Mr. Baggs describes the "beaten army" surrendering in North Africa (Tunisia).

Eric Thomson Baggs

Eric Thomson Baggs was born in St. John's, Newfoundland on March 3rd, 1918. He grew up in a fishing family and worked with his father at Royal Stores in St. John's filling fixtures and looking after wholesales. He joined the boy scouts when he was twelve. Mr. Baggs was accepted into the Royal Air Force in 1937 at seventeen but his father wouldn't let him go. He then tried for the Royal Navy but was refused because he was too young. When he was twenty-one he enlisted in the Army's Heavy Artillery Branch. He was trained in St. John's and then escorted to Liverpool in 1940. At first, Mr. Baggs was primarily on costal defense. Later his battalion became the 166th Field Artillery which became known as the best artillery regiment in all of the Allied Forces. When Mr. Baggs returned home to Newfoundland, he went on with life as usual, continuing work at his fathers store.

Transcript

Interviewer: How did they appear? They were marched back to a concentration area by their own NCOs and officers.

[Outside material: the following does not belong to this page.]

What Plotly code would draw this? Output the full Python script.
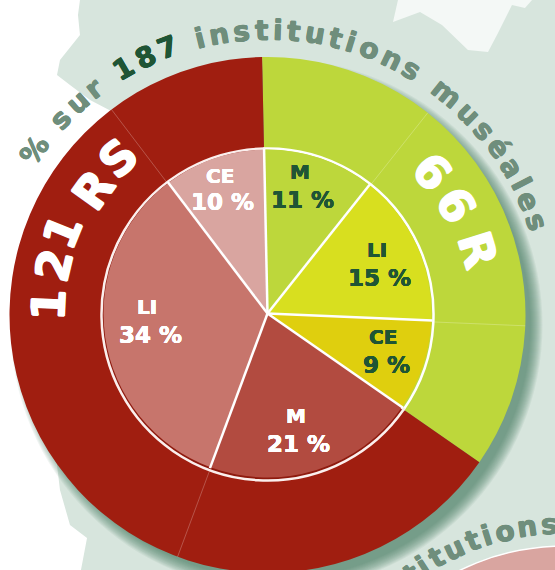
import math
import plotly.graph_objects as go

W, H = 555, 580

# data
categories = ["M", "LI", "CE", "M", "LI", "CE"]
r_values = [11, 15, 9]
rs_values = [21, 34, 10]
title_parts = [("% sur ", "#6F8E7C"), ("187", "#1F5535"), (" institutions muséales", "#6F8E7C")]
next_title = "titutions"

inner_values = r_values + rs_values
outer_values = [sum(r_values), sum(rs_values)]
inner_colors = ["#BDD73B", "#D8DF1F", "#DFCF0E", "#B24B40", "#C7756C", "#D9A5A0"]
outer_colors = ["#BDD73B", "#A01E10"]
ink = ["#1F5535"] * 3 + ["#FFFFFF"] * 3
ROT = -1.2
CX, CY, RO, RI = 267.5, 315, 258, 166
SX, SY, RS = 267.5, 313.5, 164
label_px = [(300, 172), (377, 250), (383, 337), (296, 416), (147, 307), (220, 176)]
value_px = [(302, 200), (379, 278), (386, 365), (298, 444), (150, 335), (222, 202)]


def px(x):
    return x / W


def py(y):
    return 1 - y / H


def path(points):
    return "M " + " L ".join(f"{px(x):.4f},{py(y):.4f}" for x, y in points) + " Z"


def circle(cx, cy, r, **kw):
    return dict(type="circle", xref="paper", yref="paper", x0=px(cx - r), x1=px(cx + r),
                y0=py(cy + r), y1=py(cy - r), **kw)


def domain(cx, cy, r):
    return dict(x=[px(cx - r), px(cx + r)], y=[py(cy + r), py(cy - r)])


fig = go.Figure()
fig.add_trace(go.Pie(values=outer_values, labels=["R", "RS"], sort=False, direction="clockwise",
                     rotation=ROT, textinfo="none", hoverinfo="skip", showlegend=False,
                     marker=dict(colors=outer_colors, line=dict(width=0)),
                     domain=domain(CX, CY, RO)))
# disc behind the slices: its rim shows as a pale arc under them
fig.add_trace(go.Pie(values=outer_values, labels=["Rb", "RSb"], sort=False, direction="clockwise",
                     rotation=ROT, textinfo="none", hoverinfo="skip", showlegend=False,
                     marker=dict(colors=["#BDD73B", "#8E1A0E"], line=dict(color=["white", "#FBEFED"], width=2.5)),
                     domain=domain(CX, 314.5, RI)))
fig.add_trace(go.Pie(values=inner_values, labels=[f"{c}{i}" for i, c in enumerate(categories)],
                     sort=False, direction="clockwise",
                     rotation=ROT, textinfo="none", hoverinfo="skip", showlegend=False,
                     marker=dict(colors=inner_colors, line=dict(width=0)),
                     domain=domain(SX, SY, RS)))

shapes = []
# map background
MAP = [(80, 0), (78, 15), (80, 35), (60, 60), (57, 75), (70, 85), (90, 100), (113, 112), (200, 300),
       (57, 465), (60, 490), (70, 525), (87, 538), (81, 570), (81, 580), (555, 580), (555, 0)]
shapes.append(dict(type="path", xref="paper", yref="paper", path=path(MAP), layer="below",
                   fillcolor="#D7E5DD", line=dict(width=0)))
BLOB = [(398, 0), (393, 22), (420, 12), (442, 25), (468, 50), (488, 52), (498, 33), (512, 5), (525, 8), (532, 0)]
shapes.append(dict(type="path", xref="paper", yref="paper", path=path(BLOB), layer="below",
                   fillcolor="#F4F8F6", line=dict(width=0)))
# soft shadow of the ring
for k in range(-4, 9):
    shapes.append(circle(CX + 9, CY + 10, RO + k, layer="below", fillcolor="#3F7462", opacity=0.075,
                         line=dict(width=0)))
# neighbouring disc
shapes.append(circle(565, 786, 240, layer="below", fillcolor="#D9A5A0", line=dict(color="white", width=1.5)))

# boundaries between slices
total = sum(inner_values)
cum = 0
for i, v in enumerate(inner_values):
    cum += v
    a = math.radians(ROT + 360 * cum / total)
    s, c = math.sin(a), math.cos(a)
    # white separators in the disc
    shapes.append(dict(type="line", xref="paper", yref="paper",
                       x0=px(SX), y0=py(SY), x1=px(SX + (RS + 1) * s), y1=py(SY - (RS + 1) * c),
                       line=dict(color="white", width=2.5)))
    # faint continuation through the ring
    if i not in (2, 5):
        shapes.append(dict(type="line", xref="paper", yref="paper",
                           x0=px(CX + RI * s), y0=py(CY - RI * c),
                           x1=px(CX + RO * s), y1=py(CY - RO * c),
                           line=dict(color="rgba(255,255,255,0.3)", width=0.8)))

ann = []
FONT = "DejaVu Sans"


def put(text, x, y, size, color, angle=0, thick=0.0):
    font = dict(family=FONT, size=size, color=color)
    if thick:
        font["shadow"] = ", ".join(f"{dx}px {dy}px 0 {color}" for dx, dy in
                                   [(thick, 0), (-thick, 0), (0, thick), (0, -thick)])
    ann.append(dict(text=f"<b>{text}</b>", x=px(x), y=py(y), xref="paper", yref="paper", showarrow=False,
                    xanchor="center", yanchor="middle", textangle=angle, font=font))


for c, v, col, lp, vp in zip(categories, inner_values, ink, label_px, value_px):
    put(c, lp[0], lp[1], 20, col, thick=0.3)
    put(f"{v} %", vp[0], vp[1], 23, col, thick=0.3)

EM = {"%": 1.0, " ": .35, "s": .6, "u": .71, "r": .49, "1": .7, "8": .7, "7": .7, "i": .34, "n": .71, "t": .48,
      "o": .69, "m": 1.04, "é": .68, "a": .67, "l": .34, "e": .68}


def arc(chars, colors, a0, a1, cx, cy, r, size):
    w = [EM[c] for c in chars]
    pos = [0.0]
    for i in range(1, len(chars)):
        pos.append(pos[-1] + (w[i - 1] + w[i]) / 2 + 0.14)
    for c, col, p in zip(chars, colors, pos):
        a = a0 + (a1 - a0) * p / pos[-1]
        t = math.radians(a)
        if c != " ":
            put(c, cx + r * math.sin(t), cy - r * math.cos(t), size, col, a, thick=0.5)


chars, cols = [], []
for s, col in title_parts:
    chars += list(s)
    cols += [col] * len(s)
arc(chars, cols, -54.8, 71, CX, CY, 285, 28)
arc(list(next_title), ["#6F8E7C"] * len(next_title), -36, -3.5, 565, 786, 262, 28)

# ring captions, set along the ring
for ch, ang, rad in zip("66R", [49, 59.7, 72.8], [218, 218, 220]):
    t = math.radians(ang)
    put(ch, CX + rad * math.sin(t), CY - rad * math.cos(t), 46, "white", ang, thick=0.8)
for ch, ang, rad in zip("121RS", [-87.4, -76.8, -68, -54.3, -43.5], [219, 219, 221, 214, 216]):
    t = math.radians(ang)
    put(ch, CX + rad * math.sin(t), CY - rad * math.cos(t), 46, "white", ang, thick=0.8)

fig.update_layout(width=W, height=H, autosize=False, margin=dict(l=0, r=0, t=0, b=0), paper_bgcolor="white",
                  shapes=shapes, annotations=ann)
fig.write_html("out.html", config=dict(displayModeBar=False),
               post_script="document.body.style.margin='0';document.body.style.overflow='hidden';"
                           "document.documentElement.style.overflow='hidden';")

They had thrown away their weapons. They were completely beaten anyway and rather than be driven right into the sea, or blown to smithereens, which we would have done, they just had enough of it and they downed their weapons and marched - 200,000 of them. I rode up and down the side of the column one day and all these fellas they were seeing this fella with his head bandaged up, instead of being back at the hospital somewhere. They must've figured we were a hard crowd.
Interviewer: Did they look like a beaten army?
Oh yes very much so. Interviewer: So there was no cockiness or arrogance?
No, no, no, no they were beaten and they wanted out, and prisoner war camp was a better deal than staying in the line.